Govt gets tough on 'non-transformative' sugar industry

Cape Town – The Department of Trade and Industry instructed the South African Sugar Association (SASA) to immediately stop paying levies to the South African Cane Growers Association until an agreement is reached on how to acknowledge black sugarcane growers in the sector, said Lionel October, director general.

He was part of a delegation that briefed Parliament’s portfolio committee on trade and industry on Friday on how to resolve an impasse in the sugar industry over transformation and participation.

The committee received input from the DTI and various organisation in South Africa’s sugar sector, including the overarching regulatory body the South African Sugar Association (SASA), its two member organisations the South African Cane Growers Association and the South African Millers Association as well as the South African Farmers Development Association (Safda) – a body that represents black farmers.

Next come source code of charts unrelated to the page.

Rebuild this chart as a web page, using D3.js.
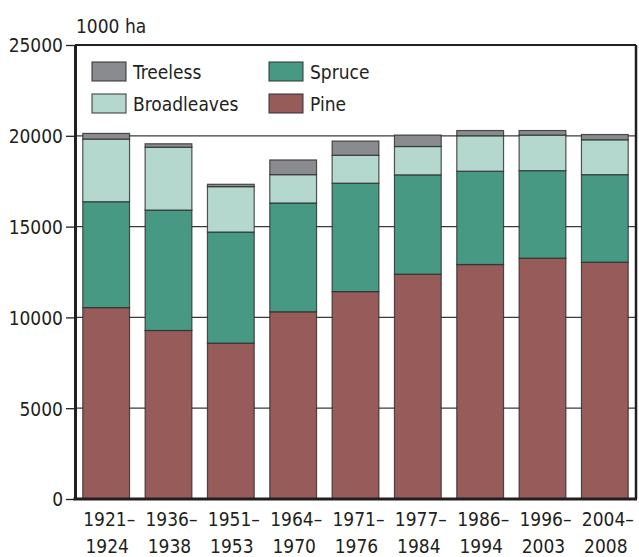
<!DOCTYPE html>
<meta charset="utf-8">
<style>
body { margin: 0; background: #fff; }
text {
  font-family: "DejaVu Sans Condensed", "DejaVu Sans", sans-serif;
  font-stretch: condensed;
  fill: #231f20;
}
.grid line { stroke: #3a3a3a; stroke-width: 1.3px; }
.bar rect { stroke: #2a2a2a; stroke-opacity: 0.8; stroke-width: 1.2px; }
</style>
<svg width="639" height="557"></svg>
<script src="https://d3js.org/d3.v7.min.js"></script>
<script>

var periods = [["1921–", "1924"], ["1936–", "1938"], ["1951–", "1953"], ["1964–", "1970"],
               ["1971–", "1976"], ["1977–", "1984"], ["1986–", "1994"], ["1996–", "2003"], ["2004–", "2008"]];

// 1000 ha
var pine        = [10540, 9280, 8580, 10310, 11420, 12380, 12910, 13260, 13040];
var spruce      = [5830, 6630, 6120, 5990, 5970, 5470, 5140, 4820, 4820];
var broadleaves = [3450, 3460, 2500, 1560, 1540, 1560, 1950, 1960, 1920];
var treeless    = [310, 190, 130, 810, 780, 630, 290, 250, 290];

var keys = ["Pine", "Spruce", "Broadleaves", "Treeless"];
var colors = {Pine: "#975b5a", Spruce: "#479983", Broadleaves: "#b5d8ce", Treeless: "#8a8b8f"};
var yTicks = [0, 5000, 10000, 15000, 20000, 25000];

var rows = periods.map(function(p, i) {
  return {period: p.join(""), Pine: pine[i], Spruce: spruce[i], Broadleaves: broadleaves[i], Treeless: treeless[i]};
});

var svg = d3.select("svg"),
    margin = {left: 75, right: 3, top: 45, bottom: 58},
    width = +svg.attr("width") - margin.left - margin.right,
    height = +svg.attr("height") - margin.top - margin.bottom;

var x = d3.scaleBand()
    .domain(rows.map(function(d) { return d.period; }))
    .range([0, width])
    .paddingInner(0.25)
    .paddingOuter(0.125);

var y = d3.scaleLinear()
    .domain([0, 25000])
    .range([height, 0]);

var g = svg.append("g")
    .attr("transform", "translate(" + margin.left + "," + margin.top + ")");

// grid lines behind the bars
g.append("g")
    .attr("class", "grid")
  .selectAll("line")
  .data(yTicks.slice(1, -1))
  .enter().append("line")
    .attr("x1", 0)
    .attr("x2", width)
    .attr("y1", function(d) { return y(d); })
    .attr("y2", function(d) { return y(d); });

var stack = d3.stack().keys(keys)(rows);

g.selectAll(".bar")
  .data(stack)
  .enter().append("g")
    .attr("class", "bar")
    .attr("fill", function(d) { return colors[d.key]; })
  .selectAll("rect")
  .data(function(d) { return d; })
  .enter().append("rect")
    .attr("x", function(d) { return x(d.data.period); })
    .attr("width", x.bandwidth())
    .attr("y", function(d) { return y(d[1]); })
    .attr("height", function(d) { return y(d[0]) - y(d[1]); });

// frame: thin top/right, thick left/bottom
g.append("line")
    .attr("x1", 0).attr("x2", width)
    .attr("y1", 0).attr("y2", 0)
    .attr("stroke", "#231f20").attr("stroke-width", 2);
g.append("line")
    .attr("x1", width).attr("x2", width)
    .attr("y1", 0).attr("y2", height)
    .attr("stroke", "#231f20").attr("stroke-width", 2.5);

var yAxis = g.append("g")
    .call(d3.axisLeft(y).tickValues(yTicks).tickFormat(d3.format("d"))
      .tickSize(9).tickSizeOuter(0).tickPadding(3));
yAxis.select(".domain").attr("stroke", "#231f20").attr("stroke-width", 3);
yAxis.selectAll(".tick line").attr("stroke", "#231f20").attr("stroke-width", 1.3);
yAxis.selectAll(".tick text")
    .attr("fill", "#231f20")
    .style("font-size", "19px")
    .attr("dy", "0.36em");

g.append("line")
    .attr("x1", -1.5).attr("x2", width + 1)
    .attr("y1", height).attr("y2", height)
    .attr("stroke", "#231f20").attr("stroke-width", 3);

// x labels on two lines
var xl = g.append("g")
  .selectAll("text")
  .data(rows)
  .enter().append("text")
    .attr("text-anchor", "middle")
    .style("font-size", "19px")
    .attr("transform", function(d) { return "translate(" + (x(d.period) + x.bandwidth() / 2 + 1) + "," + (height + 27) + ")"; });
xl.append("tspan")
    .attr("x", 0).attr("dx", 2)
    .text(function(d, i) { return periods[i][0]; });
xl.append("tspan")
    .attr("x", 0).attr("dy", 27)
    .text(function(d, i) { return periods[i][1]; });

// unit label
svg.append("text")
    .attr("x", 76)
    .attr("y", 33)
    .style("font-size", "19px")
    .text("1000 ha");

// legend
var legendOrder = [["Treeless", 0, 0], ["Spruce", 1, 0], ["Broadleaves", 0, 1], ["Pine", 1, 1]];
var legend = svg.append("g")
  .selectAll("g")
  .data(legendOrder)
  .enter().append("g")
    .attr("transform", function(d) { return "translate(" + (92 + d[1] * 177) + "," + (62 + d[2] * 32) + ")"; });
legend.append("rect")
    .attr("width", 34)
    .attr("height", 19)
    .attr("fill", function(d) { return colors[d[0]]; })
    .attr("stroke", "#2a2a2a")
    .attr("stroke-opacity", 0.8)
    .attr("stroke-width", 1.2);
legend.append("text")
    .attr("x", 41)
    .attr("y", 17)
    .style("font-size", "19px")
    .text(function(d) { return d[0]; });

</script>
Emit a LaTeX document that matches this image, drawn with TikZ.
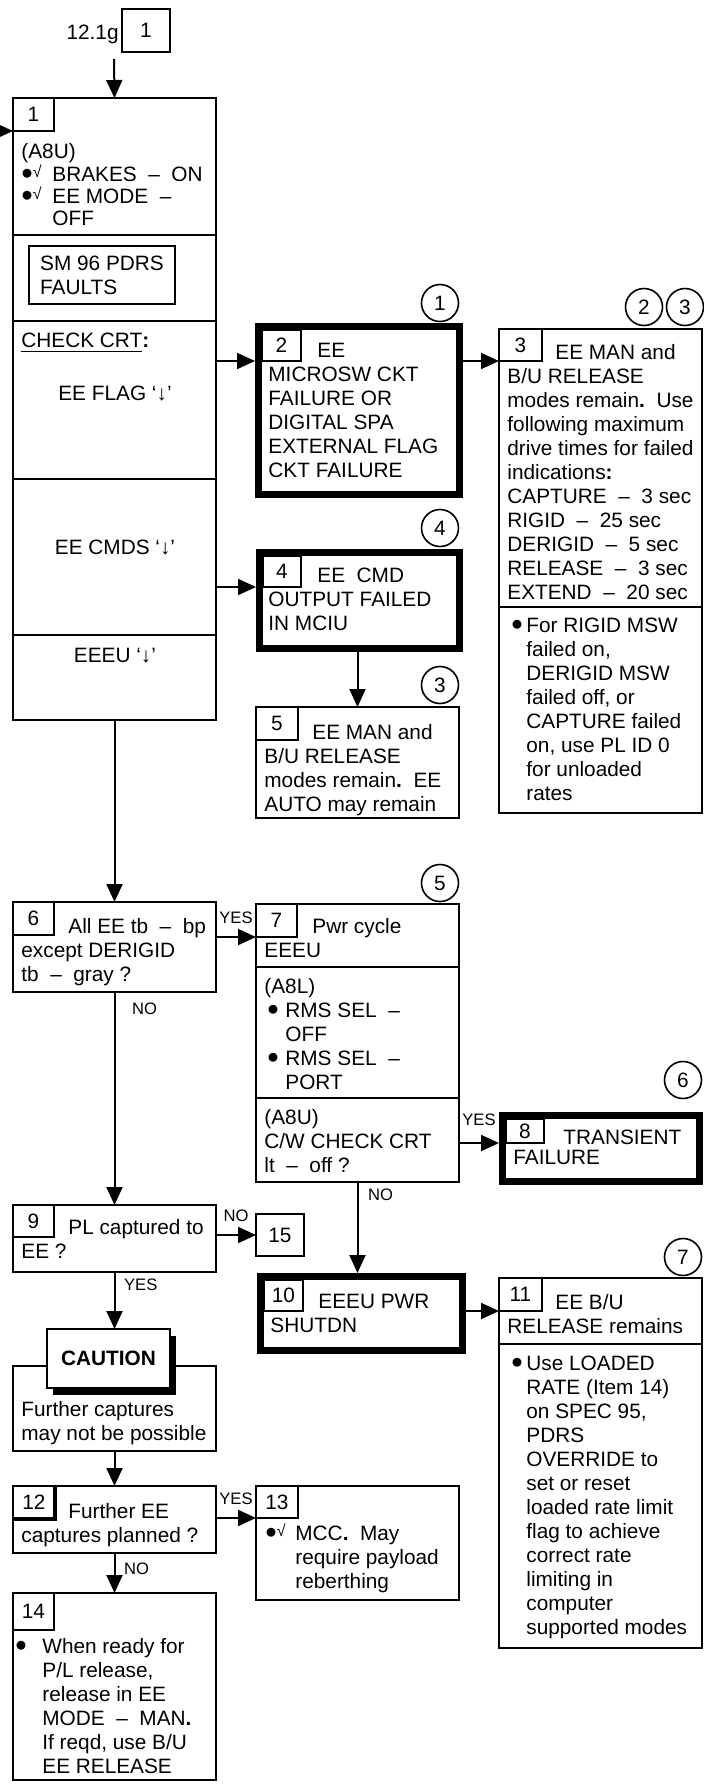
\documentclass[tikz,border=0pt]{standalone}
\usepackage{fontspec}
\setmainfont{Liberation Sans}
\usetikzlibrary{positioning,arrows.meta,shadows}

\newcommand\md{\ \ –\ \ }
\newcommand\blt{\raisebox{1pt}{\scalebox{1.15}{$\bullet$}}}
\newcommand\chk{\raisebox{2pt}{\fontsize{8}{8}\selectfont √}}
\newcommand\bull{\makebox[7.5pt][l]{\blt}}
\newcommand\ind{\hspace*{7.5pt}}

\tikzset{
  box/.style={draw, line width=1pt, inner sep=0pt, outer sep=0pt, anchor=north west, minimum width=101.5pt},
  heavy/.style={draw, line width=3.5pt, inner sep=0pt, outer sep=1.75pt, anchor=north west},
  num/.style={draw, line width=1pt, inner sep=0pt, outer sep=0pt, anchor=north west, minimum width=20.5pt, minimum height=16.5pt},
  circ/.style={draw, circle, line width=0.8pt, inner sep=0pt, minimum size=18.5pt},
  txt/.style={anchor=north west, yshift=8.4pt, align=left, inner sep=0pt, execute at begin node=\strut},
  lbl/.style={font=\fontsize{8.3}{9}\selectfont},
  arr/.style={line width=1pt, -{Triangle[length=9pt,width=8pt]}},
}

\begin{document}
\begin{tikzpicture}[x=0.5pt, y=-0.5pt, font=\fontsize{10.4}{12}\selectfont]
\useasboundingbox (0,0) rectangle (703,1785);

% entry
\node[anchor=base east, inner sep=0pt] (src) at (119,39) {12.1g};
\node[num, minimum width=24pt, minimum height=21.5pt] (r1) at (122,9) {1};
\coordinate (top) at (114,59);
\coordinate (in1) at (-8,131);

% block 1
\node[box, minimum height=68.5pt] (b1a) at (13,98) {};
\node[box, minimum height=43pt, below=0pt of b1a] (b1b) {};
\node[box, minimum height=79pt, below=0pt of b1b] (b1c) {};
\node[box, minimum height=78pt, below=0pt of b1c] (b1d) {};
\node[box, minimum height=42.5pt, below=0pt of b1d] (b1e) {};
\node[num] (n1) at (13,98) {1};
\node[txt, font=\fontsize{10.4}{11.2}\selectfont, yshift=-0.5pt] (t1a) at (21,159) {(A8U)\\\makebox[15.5pt][l]{\blt\chk}BRAKES\md ON\\\makebox[15.5pt][l]{\blt\chk}EE MODE\md\\\hspace*{15.5pt}OFF};
\node[draw, line width=1pt, inner sep=0pt, outer sep=0pt, anchor=north west, minimum width=73pt, minimum height=29pt, align=left] (sm) at (29,246) {SM 96 PDRS\\FAULTS};
\node[txt] (t1c) at (21,347.5) {\underline{CHECK CRT}\textbf{:}};
\node[anchor=base, inner sep=0pt] (flag) at (115,400.5) {EE FLAG ‘↓’};
\node[anchor=base, inner sep=0pt] (cmds) at (115,554.5) {EE CMDS ‘↓’};
\node[anchor=base, inner sep=0pt] (eeeu) at (115,662.5) {EEEU ‘↓’};

% block 2
\node[heavy, minimum width=100.5pt, minimum height=84pt] (b2) at (255,323) {};
\node[num, minimum width=19.5pt, minimum height=15.5pt] (n2) at (262,330) {2};
\node[txt] (t2) at (268,359.5) {\hspace*{24.5pt}EE\\MICROSW CKT\\FAILURE OR\\DIGITAL SPA\\EXTERNAL FLAG\\CKT FAILURE};
\node[circ] (c1) at (440,303) {1};

% block 3
\node[box, minimum height=139pt] (b3a) at (499,329) {};
\node[box, minimum height=103pt, below=0pt of b3a] (b3b) {};
\node[num, minimum width=21.5pt, minimum height=16pt] (n3) at (499,329) {3};
\node[txt] (t3a) at (507,360.5) {\hspace*{24pt}EE MAN and\\B/U RELEASE\\modes remain\textbf{.}\ \ Use\\following maximum\\drive times for failed\\indications\textbf{:}\\CAPTURE\md 3 sec\\RIGID\md 25 sec\\DERIGID\md 5 sec\\RELEASE\md 3 sec\\EXTEND\md 20 sec};
\node[txt] (t3b) at (511,634.5) {\bull For RIGID MSW\\\ind failed on,\\\ind DERIGID MSW\\\ind failed off, or\\\ind CAPTURE failed\\\ind on, use PL ID 0\\\ind for unloaded\\\ind rates};
\node[circ] (c2) at (644,307) {2};
\node[circ] (c3) at (685,307) {3};

% block 4
\node[heavy, minimum width=100pt, minimum height=48pt] (b4) at (256,549) {};
\node[num, minimum width=19pt, minimum height=15.5pt] (n4) at (263,556) {4};
\node[txt] (t4) at (268,584.5) {\hspace*{24.5pt}EE\ \ CMD\\OUTPUT FAILED\\IN MCIU};
\node[circ] (c4) at (440,528) {4};

% block 5
\node[box, minimum height=55.5pt] (b5) at (256,707) {};
\node[num, minimum width=21pt] (n5) at (256,707) {5};
\node[txt] (t5) at (264,740.5) {\hspace*{24pt}EE MAN and\\B/U RELEASE\\modes remain\textbf{.}\ \ EE\\AUTO may remain};
\node[circ] (c3b) at (440,685) {3};

% block 6
\node[box, minimum height=45pt] (b6) at (13,902) {};
\node[num] (n6) at (13,902) {6};
\node[txt] (t6) at (21,934.5) {\hspace*{23.5pt}All EE tb\md bp\\except DERIGID\\tb\md gray ?};

% block 7
\node[box, minimum height=31.5pt] (b7a) at (256,904) {};
\node[box, minimum height=65.5pt, below=0pt of b7a] (b7b) {};
\node[box, minimum height=42pt, below=0pt of b7b] (b7c) {};
\node[num] (n7) at (256,904) {7};
\node[txt] (t7a) at (264,935) {\hspace*{24pt}Pwr cycle\\EEEU};
\node[txt] (t7b) at (264,994.5) {(A8L)\\\hspace*{1.5pt}\makebox[9pt][l]{\blt}RMS SEL\md\\\hspace*{10.5pt}OFF\\\hspace*{1.5pt}\makebox[9pt][l]{\blt}RMS SEL\md\\\hspace*{10.5pt}PORT};
\node[txt] (t7c) at (264,1125.5) {(A8U)\\C/W CHECK CRT\\lt\md off ?};
\node[circ] (c5) at (440,883) {5};

% block 8
\node[heavy, minimum width=98.5pt, minimum height=33pt] (b8) at (499,1112) {};
\node[num, minimum width=19pt, minimum height=12pt] (n8) at (506,1119) {8};
\node[txt] (t8) at (513,1146) {\hspace*{25pt}TRANSIENT\\[-2pt]FAILURE};
\node[circ] (c6) at (683,1080) {6};

% block 9 and 15
\node[box, minimum height=33.5pt] (b9) at (13,1205) {};
\node[num, minimum height=16pt] (n9) at (13,1205) {9};
\node[txt] (t9) at (21,1235.5) {\hspace*{23.5pt}PL captured to\\EE ?};
\node[num, minimum width=24pt, minimum height=21pt] (b15) at (256,1214) {15};

% caution
\node[box, minimum height=42.5pt] (cb) at (13,1366) {};
\node[txt] (tcb) at (21,1417.5) {Further captures\\may not be possible};
\node[draw, line width=1pt, fill=white, inner sep=0pt, outer sep=0pt, minimum width=61.5pt, minimum height=29.5pt, font=\bfseries\fontsize{10.4}{12}\selectfont, drop shadow={shadow xshift=3pt, shadow yshift=-3.5pt, fill=black, opacity=1}] (cau) at (108.5,1358.5) {CAUTION};

% block 10
\node[heavy, minimum width=101pt, minimum height=37pt] (b10) at (257,1273) {};
\node[num, minimum width=19.5pt, minimum height=15.5pt] (n10) at (264,1280) {10};
\node[txt] (t10) at (270,1310.5) {\hspace*{24pt}EEEU PWR\\SHUTDN};

% block 11
\node[box, minimum height=33pt] (b11a) at (499,1278) {};
\node[box, minimum height=152pt, below=0pt of b11a] (b11b) {};
\node[num, minimum width=21.5pt] (n11) at (499,1278) {11};
\node[txt] (t11a) at (507,1310.5) {\hspace*{24pt}EE B/U\\RELEASE remains};
\node[txt] (t11b) at (511,1372.5) {\bull Use LOADED\\\ind RATE (Item 14)\\\ind on SPEC 95,\\\ind PDRS\\\ind OVERRIDE to\\\ind set or reset\\\ind loaded rate limit\\\ind flag to achieve\\\ind correct rate\\\ind limiting in\\\ind computer\\\ind supported modes};
\node[circ] (c7) at (683,1257) {7};

% block 12
\node[box, minimum height=33.5pt] (b12) at (13,1486) {};
\node[num, minimum width=21pt] (n12) at (13,1486) {12};
\draw[line width=2.4pt] (n12.north east) -- (n12.south east) -- (n12.south west);
\node[txt] (t12) at (21,1519.5) {\hspace*{23.5pt}Further EE\\captures planned ?};

% block 13
\node[box, minimum height=57pt] (b13) at (256,1486) {};
\node[num, minimum width=21pt, minimum height=16pt] (n13) at (256,1486) {13};
\node[txt] (t13) at (265,1540.5) {\makebox[15pt][l]{\blt\chk}MCC\textbf{.}\ \ May\\\hspace*{15pt}require payload\\\hspace*{15pt}reberthing};

% block 14
\node[box, minimum height=93.5pt] (b14) at (13,1593) {};
\node[num, minimum height=18.5pt] (n14) at (13,1593) {14};
\node[txt] (t14) at (15,1654.5) {\makebox[13.5pt][l]{\blt}When ready for\\\hspace*{13.5pt}P/L release,\\\hspace*{13.5pt}release in EE\\\hspace*{13.5pt}MODE\md MAN\textbf{.}\\\hspace*{13.5pt}If reqd, use B/U\\\hspace*{13.5pt}EE RELEASE};

% connectors
\draw[arr] (top) -- (b1a.north);
\draw[arr] (in1) -- (n1.south west);
\draw[arr] (b1c.east |- n2.south) -- (b2.west |- n2.south);
\draw[arr] (b2.east |- n3.south) -- (n3.south west);
\draw[arr] (b1d.east |- n4.south) -- (b4.west |- n4.south);
\draw[arr] (b5.north |- b4.south) -- (b5.north);
\draw[arr] (b1e.south) -- (b6.north);
\draw[arr] (b6.east |- n7.south) -- node[lbl, above=3pt] (y6) {YES} (n7.south west);
\draw[arr] (b6.south) -- node[lbl, right=5pt, pos=0.08] (no6) {NO} (b9.north);
\draw[arr] (b7c.east |- n8.south) -- node[lbl, above=5pt] (y7) {YES} (b8.west |- n8.south);
\draw[arr] (b7c.south) -- node[lbl, right=1.5pt, pos=0.14] (no7) {NO} (b7c.south |- b10.north);
\draw[arr] (b9.east |- b15.west) -- node[lbl, above=3pt] (no9) {NO} (b15.west);
\draw[arr] (b9.south) -- node[lbl, right=1pt, pos=0.23] (y9) {YES} (b9.south |- cau.north);
\draw[arr] (cb.south) -- (b12.north);
\draw[arr] (b10.east |- n11.south) -- (n11.south west);
\draw[arr] (b12.east |- n13.south) -- node[lbl, above=3pt] (y12) {YES} (n13.south west);
\draw[arr] (b12.south) -- node[lbl, right=1pt, pos=0.4] (no12) {NO} (b14.north);
\end{tikzpicture}
\end{document}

In October this year, Safda told members of Parliament that it is still not getting recognition from big stakeholders, such as the Cane Growers Association, although the DTI attempted to mediate an agreement among the various stakeholders in November 2016.

Safda’s exclusion from the federation also means they do not have access to levies that will help to support their operations and production.

Currently, the Cane Growers Association receives 100% of growers’ levies from the regulatory body. SASA is currently made up of 50/50 representation by the Millers Association, which represents millers and refiners, and Sagca, which represents cane growers.

“We’ve been trying for two years to get the two industry bodies (SASA and Safda) to work together,” October told Fin24. “They reached an agreement, but then the Cane Growers Association came and said they refused to implement it.”

READ: Fierce sugary tax debate moves to Parliament 

He said DTI wants both associations recognised and until that happens all levies must be stopped immediately. “In future, these organisations must share the levies 50/50, until they’ve reached an agreement among themselves on how to divide the levies.”  

SASA was also instructed to amend its constitution to acknowledge Safda as a legitimate industry body.

DTI’s solution is that all stakeholders must be represented in one single body, but if that agreement can’t be reached the sugar industry must be “shared 50/50”, October said.

“Let’s then recognise both (SASA and Safda). We hope this will force the parties into a negotiated settlement again.”

October was adamant that government cannot allow the status quo in the sugar industry to continue. “If people want to use the law to frustrate the process we’ll impose a solution.”

The DTI earlier suggested that the Sugar Act of 1978 should be amended so that other associations can be empowered in the legislation.

Currently, legislation only acknowledges the South African Sugar Association (Sasa).